- [DATA EXTRACT]
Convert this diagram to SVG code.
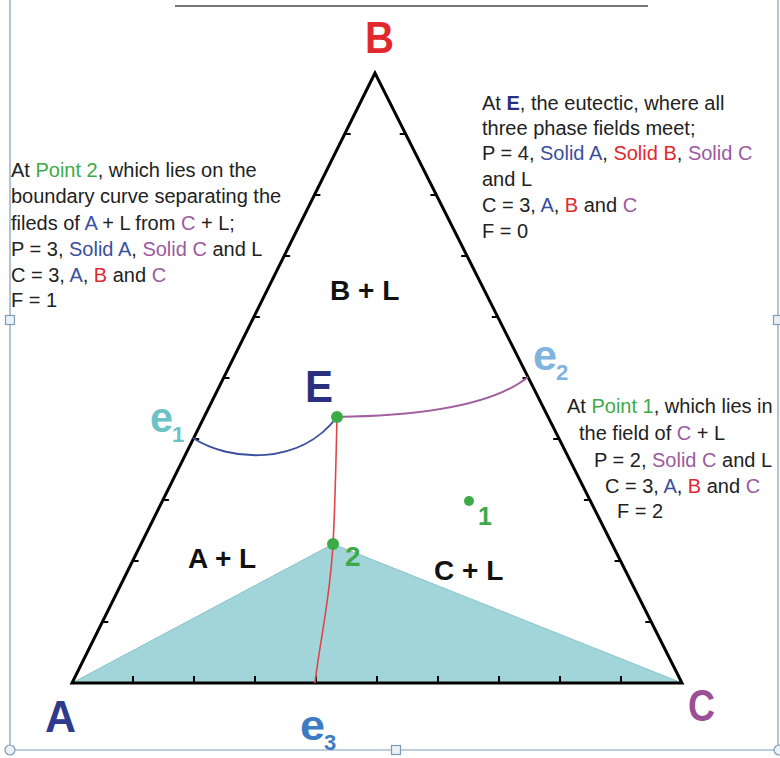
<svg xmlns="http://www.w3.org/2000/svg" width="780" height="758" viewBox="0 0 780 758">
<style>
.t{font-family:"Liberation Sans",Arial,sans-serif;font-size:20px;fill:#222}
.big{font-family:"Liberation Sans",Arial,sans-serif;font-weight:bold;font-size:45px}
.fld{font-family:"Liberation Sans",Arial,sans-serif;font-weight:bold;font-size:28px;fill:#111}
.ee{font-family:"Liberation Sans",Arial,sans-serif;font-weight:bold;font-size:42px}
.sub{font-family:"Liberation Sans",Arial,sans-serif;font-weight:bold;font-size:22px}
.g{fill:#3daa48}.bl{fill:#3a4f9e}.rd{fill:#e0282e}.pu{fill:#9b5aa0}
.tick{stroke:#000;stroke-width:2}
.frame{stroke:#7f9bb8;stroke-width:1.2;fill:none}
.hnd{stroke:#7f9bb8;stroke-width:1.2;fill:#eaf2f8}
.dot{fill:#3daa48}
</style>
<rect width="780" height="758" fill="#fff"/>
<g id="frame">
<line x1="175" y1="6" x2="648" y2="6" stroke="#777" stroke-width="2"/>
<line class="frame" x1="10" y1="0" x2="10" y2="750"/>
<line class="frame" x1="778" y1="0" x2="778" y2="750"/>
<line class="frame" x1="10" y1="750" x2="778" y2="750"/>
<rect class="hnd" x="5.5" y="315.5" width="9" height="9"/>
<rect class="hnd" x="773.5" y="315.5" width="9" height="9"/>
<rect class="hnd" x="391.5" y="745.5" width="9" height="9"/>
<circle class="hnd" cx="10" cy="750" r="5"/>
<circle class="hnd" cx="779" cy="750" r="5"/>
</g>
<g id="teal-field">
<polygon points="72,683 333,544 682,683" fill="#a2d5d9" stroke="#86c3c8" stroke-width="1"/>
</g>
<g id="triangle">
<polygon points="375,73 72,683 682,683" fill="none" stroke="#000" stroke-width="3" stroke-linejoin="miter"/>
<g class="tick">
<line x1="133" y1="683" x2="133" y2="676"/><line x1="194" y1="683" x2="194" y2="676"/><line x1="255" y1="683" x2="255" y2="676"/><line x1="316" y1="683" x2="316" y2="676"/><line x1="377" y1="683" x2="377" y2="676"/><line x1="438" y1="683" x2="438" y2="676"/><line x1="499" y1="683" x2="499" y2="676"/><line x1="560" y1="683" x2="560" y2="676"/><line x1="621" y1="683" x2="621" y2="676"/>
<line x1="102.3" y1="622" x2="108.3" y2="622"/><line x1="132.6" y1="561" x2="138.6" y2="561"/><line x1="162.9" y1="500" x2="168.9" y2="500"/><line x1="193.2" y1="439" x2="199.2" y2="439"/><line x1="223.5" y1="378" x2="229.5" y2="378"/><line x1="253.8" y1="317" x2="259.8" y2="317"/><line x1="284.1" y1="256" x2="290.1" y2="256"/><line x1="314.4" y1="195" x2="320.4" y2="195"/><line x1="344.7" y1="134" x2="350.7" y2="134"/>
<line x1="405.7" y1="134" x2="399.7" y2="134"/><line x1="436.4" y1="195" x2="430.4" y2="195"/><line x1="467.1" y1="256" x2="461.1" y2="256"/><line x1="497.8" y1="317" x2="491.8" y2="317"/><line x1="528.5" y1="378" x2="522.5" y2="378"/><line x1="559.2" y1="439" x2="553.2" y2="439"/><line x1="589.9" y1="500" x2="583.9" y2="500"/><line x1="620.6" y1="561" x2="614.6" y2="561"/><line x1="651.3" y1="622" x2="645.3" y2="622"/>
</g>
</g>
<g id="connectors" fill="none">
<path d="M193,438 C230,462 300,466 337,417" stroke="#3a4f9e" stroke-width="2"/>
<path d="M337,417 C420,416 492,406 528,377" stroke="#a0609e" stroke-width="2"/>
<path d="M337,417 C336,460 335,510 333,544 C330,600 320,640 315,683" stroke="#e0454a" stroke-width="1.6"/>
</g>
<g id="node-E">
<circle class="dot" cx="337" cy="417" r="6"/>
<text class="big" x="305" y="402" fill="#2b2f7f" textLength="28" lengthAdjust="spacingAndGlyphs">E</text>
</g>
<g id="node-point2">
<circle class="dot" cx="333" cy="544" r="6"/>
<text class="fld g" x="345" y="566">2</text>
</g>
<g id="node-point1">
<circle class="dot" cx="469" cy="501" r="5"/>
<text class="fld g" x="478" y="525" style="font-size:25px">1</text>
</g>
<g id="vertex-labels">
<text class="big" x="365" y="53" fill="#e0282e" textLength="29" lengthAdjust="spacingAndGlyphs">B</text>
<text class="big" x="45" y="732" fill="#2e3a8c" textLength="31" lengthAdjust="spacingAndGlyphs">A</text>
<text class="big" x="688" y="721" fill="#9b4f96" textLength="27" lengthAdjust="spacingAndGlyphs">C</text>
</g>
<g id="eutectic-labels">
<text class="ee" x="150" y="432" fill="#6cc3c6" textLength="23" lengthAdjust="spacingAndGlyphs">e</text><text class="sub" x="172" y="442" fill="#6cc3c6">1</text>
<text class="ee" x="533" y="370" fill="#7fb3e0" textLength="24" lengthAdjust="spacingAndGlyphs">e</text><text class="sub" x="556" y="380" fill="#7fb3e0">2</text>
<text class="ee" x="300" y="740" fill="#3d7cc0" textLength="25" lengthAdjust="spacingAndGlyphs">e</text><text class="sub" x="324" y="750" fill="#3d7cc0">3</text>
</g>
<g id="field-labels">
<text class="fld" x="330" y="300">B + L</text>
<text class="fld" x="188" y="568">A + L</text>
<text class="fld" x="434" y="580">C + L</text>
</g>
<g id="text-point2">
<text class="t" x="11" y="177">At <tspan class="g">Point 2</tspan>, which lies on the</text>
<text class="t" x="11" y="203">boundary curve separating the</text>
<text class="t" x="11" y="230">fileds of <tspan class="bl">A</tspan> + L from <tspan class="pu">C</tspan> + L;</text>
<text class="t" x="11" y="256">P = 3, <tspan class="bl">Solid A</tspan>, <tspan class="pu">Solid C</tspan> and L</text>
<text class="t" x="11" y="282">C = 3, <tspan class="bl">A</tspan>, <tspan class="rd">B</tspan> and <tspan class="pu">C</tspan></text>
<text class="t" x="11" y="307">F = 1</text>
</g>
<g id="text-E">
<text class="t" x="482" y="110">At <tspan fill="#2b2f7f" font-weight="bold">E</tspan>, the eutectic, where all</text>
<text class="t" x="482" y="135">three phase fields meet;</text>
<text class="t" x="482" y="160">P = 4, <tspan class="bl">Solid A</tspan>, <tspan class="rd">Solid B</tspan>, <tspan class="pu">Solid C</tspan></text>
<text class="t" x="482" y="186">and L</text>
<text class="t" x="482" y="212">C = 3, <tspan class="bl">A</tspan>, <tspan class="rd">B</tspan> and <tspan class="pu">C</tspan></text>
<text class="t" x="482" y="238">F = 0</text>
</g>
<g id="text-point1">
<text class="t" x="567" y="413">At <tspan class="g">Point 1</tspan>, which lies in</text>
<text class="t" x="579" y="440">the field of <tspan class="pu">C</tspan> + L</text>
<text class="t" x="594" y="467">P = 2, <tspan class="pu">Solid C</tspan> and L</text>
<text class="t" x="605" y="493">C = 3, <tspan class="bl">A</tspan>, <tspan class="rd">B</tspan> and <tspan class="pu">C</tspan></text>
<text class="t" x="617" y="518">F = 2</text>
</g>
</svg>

- [AIM]
Repeat the listing above exactly, with no pictures.

- [ANSWER TO THE PROBLEM]
Convert this diagram to SVG code.
<svg xmlns="http://www.w3.org/2000/svg" width="780" height="758" viewBox="0 0 780 758">
<style>
.t{font-family:"Liberation Sans",Arial,sans-serif;font-size:20px;fill:#222}
.big{font-family:"Liberation Sans",Arial,sans-serif;font-weight:bold;font-size:45px}
.fld{font-family:"Liberation Sans",Arial,sans-serif;font-weight:bold;font-size:28px;fill:#111}
.ee{font-family:"Liberation Sans",Arial,sans-serif;font-weight:bold;font-size:42px}
.sub{font-family:"Liberation Sans",Arial,sans-serif;font-weight:bold;font-size:22px}
.g{fill:#3daa48}.bl{fill:#3a4f9e}.rd{fill:#e0282e}.pu{fill:#9b5aa0}
.tick{stroke:#000;stroke-width:2}
.frame{stroke:#7f9bb8;stroke-width:1.2;fill:none}
.hnd{stroke:#7f9bb8;stroke-width:1.2;fill:#eaf2f8}
.dot{fill:#3daa48}
</style>
<rect width="780" height="758" fill="#fff"/>
<g id="frame">
<line x1="175" y1="6" x2="648" y2="6" stroke="#777" stroke-width="2"/>
<line class="frame" x1="10" y1="0" x2="10" y2="750"/>
<line class="frame" x1="778" y1="0" x2="778" y2="750"/>
<line class="frame" x1="10" y1="750" x2="778" y2="750"/>
<rect class="hnd" x="5.5" y="315.5" width="9" height="9"/>
<rect class="hnd" x="773.5" y="315.5" width="9" height="9"/>
<rect class="hnd" x="391.5" y="745.5" width="9" height="9"/>
<circle class="hnd" cx="10" cy="750" r="5"/>
<circle class="hnd" cx="779" cy="750" r="5"/>
</g>
<g id="teal-field">
<polygon points="72,683 333,544 682,683" fill="#a2d5d9" stroke="#86c3c8" stroke-width="1"/>
</g>
<g id="triangle">
<polygon points="375,73 72,683 682,683" fill="none" stroke="#000" stroke-width="3" stroke-linejoin="miter"/>
<g class="tick">
<line x1="133" y1="683" x2="133" y2="676"/><line x1="194" y1="683" x2="194" y2="676"/><line x1="255" y1="683" x2="255" y2="676"/><line x1="316" y1="683" x2="316" y2="676"/><line x1="377" y1="683" x2="377" y2="676"/><line x1="438" y1="683" x2="438" y2="676"/><line x1="499" y1="683" x2="499" y2="676"/><line x1="560" y1="683" x2="560" y2="676"/><line x1="621" y1="683" x2="621" y2="676"/>
<line x1="102.3" y1="622" x2="108.3" y2="622"/><line x1="132.6" y1="561" x2="138.6" y2="561"/><line x1="162.9" y1="500" x2="168.9" y2="500"/><line x1="193.2" y1="439" x2="199.2" y2="439"/><line x1="223.5" y1="378" x2="229.5" y2="378"/><line x1="253.8" y1="317" x2="259.8" y2="317"/><line x1="284.1" y1="256" x2="290.1" y2="256"/><line x1="314.4" y1="195" x2="320.4" y2="195"/><line x1="344.7" y1="134" x2="350.7" y2="134"/>
<line x1="405.7" y1="134" x2="399.7" y2="134"/><line x1="436.4" y1="195" x2="430.4" y2="195"/><line x1="467.1" y1="256" x2="461.1" y2="256"/><line x1="497.8" y1="317" x2="491.8" y2="317"/><line x1="528.5" y1="378" x2="522.5" y2="378"/><line x1="559.2" y1="439" x2="553.2" y2="439"/><line x1="589.9" y1="500" x2="583.9" y2="500"/><line x1="620.6" y1="561" x2="614.6" y2="561"/><line x1="651.3" y1="622" x2="645.3" y2="622"/>
</g>
</g>
<g id="connectors" fill="none">
<path d="M193,438 C230,462 300,466 337,417" stroke="#3a4f9e" stroke-width="2"/>
<path d="M337,417 C420,416 492,406 528,377" stroke="#a0609e" stroke-width="2"/>
<path d="M337,417 C336,460 335,510 333,544 C330,600 320,640 315,683" stroke="#e0454a" stroke-width="1.6"/>
</g>
<g id="node-E">
<circle class="dot" cx="337" cy="417" r="6"/>
<text class="big" x="305" y="402" fill="#2b2f7f" textLength="28" lengthAdjust="spacingAndGlyphs">E</text>
</g>
<g id="node-point2">
<circle class="dot" cx="333" cy="544" r="6"/>
<text class="fld g" x="345" y="566">2</text>
</g>
<g id="node-point1">
<circle class="dot" cx="469" cy="501" r="5"/>
<text class="fld g" x="478" y="525" style="font-size:25px">1</text>
</g>
<g id="vertex-labels">
<text class="big" x="365" y="53" fill="#e0282e" textLength="29" lengthAdjust="spacingAndGlyphs">B</text>
<text class="big" x="45" y="732" fill="#2e3a8c" textLength="31" lengthAdjust="spacingAndGlyphs">A</text>
<text class="big" x="688" y="721" fill="#9b4f96" textLength="27" lengthAdjust="spacingAndGlyphs">C</text>
</g>
<g id="eutectic-labels">
<text class="ee" x="150" y="432" fill="#6cc3c6" textLength="23" lengthAdjust="spacingAndGlyphs">e</text><text class="sub" x="172" y="442" fill="#6cc3c6">1</text>
<text class="ee" x="533" y="370" fill="#7fb3e0" textLength="24" lengthAdjust="spacingAndGlyphs">e</text><text class="sub" x="556" y="380" fill="#7fb3e0">2</text>
<text class="ee" x="300" y="740" fill="#3d7cc0" textLength="25" lengthAdjust="spacingAndGlyphs">e</text><text class="sub" x="324" y="750" fill="#3d7cc0">3</text>
</g>
<g id="field-labels">
<text class="fld" x="330" y="300">B + L</text>
<text class="fld" x="188" y="568">A + L</text>
<text class="fld" x="434" y="580">C + L</text>
</g>
<g id="text-point2">
<text class="t" x="11" y="177">At <tspan class="g">Point 2</tspan>, which lies on the</text>
<text class="t" x="11" y="203">boundary curve separating the</text>
<text class="t" x="11" y="230">fileds of <tspan class="bl">A</tspan> + L from <tspan class="pu">C</tspan> + L;</text>
<text class="t" x="11" y="256">P = 3, <tspan class="bl">Solid A</tspan>, <tspan class="pu">Solid C</tspan> and L</text>
<text class="t" x="11" y="282">C = 3, <tspan class="bl">A</tspan>, <tspan class="rd">B</tspan> and <tspan class="pu">C</tspan></text>
<text class="t" x="11" y="307">F = 1</text>
</g>
<g id="text-E">
<text class="t" x="482" y="110">At <tspan fill="#2b2f7f" font-weight="bold">E</tspan>, the eutectic, where all</text>
<text class="t" x="482" y="135">three phase fields meet;</text>
<text class="t" x="482" y="160">P = 4, <tspan class="bl">Solid A</tspan>, <tspan class="rd">Solid B</tspan>, <tspan class="pu">Solid C</tspan></text>
<text class="t" x="482" y="186">and L</text>
<text class="t" x="482" y="212">C = 3, <tspan class="bl">A</tspan>, <tspan class="rd">B</tspan> and <tspan class="pu">C</tspan></text>
<text class="t" x="482" y="238">F = 0</text>
</g>
<g id="text-point1">
<text class="t" x="567" y="413">At <tspan class="g">Point 1</tspan>, which lies in</text>
<text class="t" x="579" y="440">the field of <tspan class="pu">C</tspan> + L</text>
<text class="t" x="594" y="467">P = 2, <tspan class="pu">Solid C</tspan> and L</text>
<text class="t" x="605" y="493">C = 3, <tspan class="bl">A</tspan>, <tspan class="rd">B</tspan> and <tspan class="pu">C</tspan></text>
<text class="t" x="617" y="518">F = 2</text>
</g>
</svg>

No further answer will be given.